> [WRITTEN REQUEST]: Nothing in the data should change when you return it, but leave the pictures out.

> [DATASET CONTENT]:
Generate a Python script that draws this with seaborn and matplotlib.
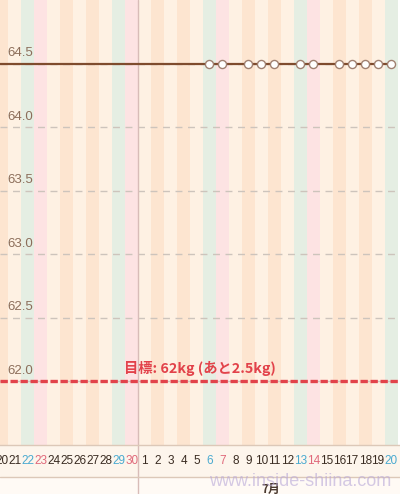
import pandas as pd
import numpy as np
import matplotlib
matplotlib.use("Agg")
import matplotlib.pyplot as plt
from matplotlib.patches import Rectangle
import seaborn as sns

# データ
start = pd.Timestamp("2019-06-20")
days = pd.date_range("2019-06-20", "2019-07-20")
day_labels = [str(d.day) for d in days]

weight_dates = ["2019-06-19", "2019-07-06", "2019-07-07", "2019-07-09", "2019-07-10",
                "2019-07-11", "2019-07-13", "2019-07-14", "2019-07-16", "2019-07-17",
                "2019-07-18", "2019-07-19", "2019-07-20"]
weights = [64.5, 64.5, 64.5, 64.5, 64.5, 64.5, 64.5, 64.5, 64.5, 64.5, 64.5, 64.5, 64.5]
measured = [False] + [True] * 12

goal = 62.0
goal_text = "目標: 62kg (あと2.5kg)"
y_ticks = [62.0, 62.5, 63.0, 63.5, 64.0, 64.5]

df = pd.DataFrame({"date": pd.to_datetime(weight_dates), "weight": weights, "measured": measured})
df["x"] = (df["date"] - start).dt.days

sns.set_style("white")
plt.rcParams["font.family"] = ["Liberation Sans", "Noto Sans CJK JP", "DejaVu Sans"]

fig = plt.figure(figsize=(4, 4.94), dpi=100, facecolor="#fffaf5")
ax = fig.add_axes([0, 49 / 494, 1, 445 / 494])

# 日ごとのストライプ
stripe = {"mon": "#fef1e3", "tue": "#fde5d0", "wed": "#fef1e3", "thu": "#fde5d0",
          "fri": "#fef1e3", "sat": "#e5eee3", "sun": "#fde3e3"}
names = ["mon", "tue", "wed", "thu", "fri", "sat", "sun"]
for i, d in enumerate(days):
    ax.axvspan(i - 0.5, i + 0.5, color=stripe[names[d.weekday()]], lw=0, zorder=0)

# 目盛り線
for y in y_ticks:
    ax.axhline(y, color="#cdc4bc", lw=1, dashes=(5, 4), zorder=1)
    ax.text(0.018, y + 0.035, f"{y:.1f}", transform=ax.get_yaxis_transform(),
            fontsize=9.5, color="#8c6e5a", ha="left", va="bottom")

# 月の境界
ax.axvline(10.5, ymin=-0.12, ymax=1, color="#d8bcb8", lw=1, clip_on=False, zorder=2)

# 体重
sns.lineplot(data=df, x="x", y="weight", color="#7f4c2e", lw=1.6, ax=ax, zorder=3)
sns.scatterplot(data=df[df["measured"]], x="x", y="weight", s=34, color="white",
                edgecolor="#a08070", linewidth=1, ax=ax, zorder=4)

# 目標
ax.axhline(goal, color="#e2424a", lw=2.4, dashes=(2.2, 0.8), zorder=3)
ax.text(15.3, goal + 0.045, goal_text, fontsize=10.3, fontweight="bold", color="#e2424a",
        ha="center", va="bottom", family=["Noto Sans CJK JP", "DejaVu Sans"])

ax.set_xlim(-0.154, 30.69)
ax.set_ylim(61.5, 65.0)
ax.set_yticks([])
ax.set_xticks(range(len(days)))
ax.set_xticklabels(day_labels, fontsize=8.5)
label_color = {"sat": "#4aaad0", "sun": "#e0687a"}
for lab, d in zip(ax.get_xticklabels(), days):
    lab.set_color(label_color.get(names[d.weekday()], "#3a2c22"))
ax.tick_params(axis="x", length=0, pad=7)
ax.set_xlabel("")
ax.set_ylabel("")
for s in ["top", "left", "right"]:
    ax.spines[s].set_visible(False)
ax.spines["bottom"].set_color("#dcc8b8")
ax.spines["bottom"].set_linewidth(1)

# ラベル帯
fig.patches.append(Rectangle((0, 17 / 494), 1, 32 / 494, transform=fig.transFigure,
                             facecolor="#fdf5ec", edgecolor="none", zorder=-1))
fig.add_artist(plt.Line2D([0, 1], [17 / 494, 17 / 494], transform=fig.transFigure,
                          color="#dcc8b8", lw=1))

fig.text(271 / 400, 5 / 494, "7月", fontsize=8.5, fontweight="bold", color="#4a3a30",
         ha="center", va="center", family=["Noto Sans CJK JP", "DejaVu Sans"])
fig.text(300 / 400, 13 / 494, "www.inside-shiina.com", fontsize=13, color="#b8a8d8",
         alpha=0.6, ha="center", va="center")

fig.savefig("out.png", dpi=100, facecolor=fig.get_facecolor())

> [THE RESULT]:
Generate a Python script that draws this with seaborn and matplotlib.
import pandas as pd
import numpy as np
import matplotlib
matplotlib.use("Agg")
import matplotlib.pyplot as plt
from matplotlib.patches import Rectangle
import seaborn as sns

# データ
start = pd.Timestamp("2019-06-20")
days = pd.date_range("2019-06-20", "2019-07-20")
day_labels = [str(d.day) for d in days]

weight_dates = ["2019-06-19", "2019-07-06", "2019-07-07", "2019-07-09", "2019-07-10",
                "2019-07-11", "2019-07-13", "2019-07-14", "2019-07-16", "2019-07-17",
                "2019-07-18", "2019-07-19", "2019-07-20"]
weights = [64.5, 64.5, 64.5, 64.5, 64.5, 64.5, 64.5, 64.5, 64.5, 64.5, 64.5, 64.5, 64.5]
measured = [False] + [True] * 12

goal = 62.0
goal_text = "目標: 62kg (あと2.5kg)"
y_ticks = [62.0, 62.5, 63.0, 63.5, 64.0, 64.5]

df = pd.DataFrame({"date": pd.to_datetime(weight_dates), "weight": weights, "measured": measured})
df["x"] = (df["date"] - start).dt.days

sns.set_style("white")
plt.rcParams["font.family"] = ["Liberation Sans", "Noto Sans CJK JP", "DejaVu Sans"]

fig = plt.figure(figsize=(4, 4.94), dpi=100, facecolor="#fffaf5")
ax = fig.add_axes([0, 49 / 494, 1, 445 / 494])

# 日ごとのストライプ
stripe = {"mon": "#fef1e3", "tue": "#fde5d0", "wed": "#fef1e3", "thu": "#fde5d0",
          "fri": "#fef1e3", "sat": "#e5eee3", "sun": "#fde3e3"}
names = ["mon", "tue", "wed", "thu", "fri", "sat", "sun"]
for i, d in enumerate(days):
    ax.axvspan(i - 0.5, i + 0.5, color=stripe[names[d.weekday()]], lw=0, zorder=0)

# 目盛り線
for y in y_ticks:
    ax.axhline(y, color="#cdc4bc", lw=1, dashes=(5, 4), zorder=1)
    ax.text(0.018, y + 0.035, f"{y:.1f}", transform=ax.get_yaxis_transform(),
            fontsize=9.5, color="#8c6e5a", ha="left", va="bottom")

# 月の境界
ax.axvline(10.5, ymin=-0.12, ymax=1, color="#d8bcb8", lw=1, clip_on=False, zorder=2)

# 体重
sns.lineplot(data=df, x="x", y="weight", color="#7f4c2e", lw=1.6, ax=ax, zorder=3)
sns.scatterplot(data=df[df["measured"]], x="x", y="weight", s=34, color="white",
                edgecolor="#a08070", linewidth=1, ax=ax, zorder=4)

# 目標
ax.axhline(goal, color="#e2424a", lw=2.4, dashes=(2.2, 0.8), zorder=3)
ax.text(15.3, goal + 0.045, goal_text, fontsize=10.3, fontweight="bold", color="#e2424a",
        ha="center", va="bottom", family=["Noto Sans CJK JP", "DejaVu Sans"])

ax.set_xlim(-0.154, 30.69)
ax.set_ylim(61.5, 65.0)
ax.set_yticks([])
ax.set_xticks(range(len(days)))
ax.set_xticklabels(day_labels, fontsize=8.5)
label_color = {"sat": "#4aaad0", "sun": "#e0687a"}
for lab, d in zip(ax.get_xticklabels(), days):
    lab.set_color(label_color.get(names[d.weekday()], "#3a2c22"))
ax.tick_params(axis="x", length=0, pad=7)
ax.set_xlabel("")
ax.set_ylabel("")
for s in ["top", "left", "right"]:
    ax.spines[s].set_visible(False)
ax.spines["bottom"].set_color("#dcc8b8")
ax.spines["bottom"].set_linewidth(1)

# ラベル帯
fig.patches.append(Rectangle((0, 17 / 494), 1, 32 / 494, transform=fig.transFigure,
                             facecolor="#fdf5ec", edgecolor="none", zorder=-1))
fig.add_artist(plt.Line2D([0, 1], [17 / 494, 17 / 494], transform=fig.transFigure,
                          color="#dcc8b8", lw=1))

fig.text(271 / 400, 5 / 494, "7月", fontsize=8.5, fontweight="bold", color="#4a3a30",
         ha="center", va="center", family=["Noto Sans CJK JP", "DejaVu Sans"])
fig.text(300 / 400, 13 / 494, "www.inside-shiina.com", fontsize=13, color="#b8a8d8",
         alpha=0.6, ha="center", va="center")

fig.savefig("out.png", dpi=100, facecolor=fig.get_facecolor())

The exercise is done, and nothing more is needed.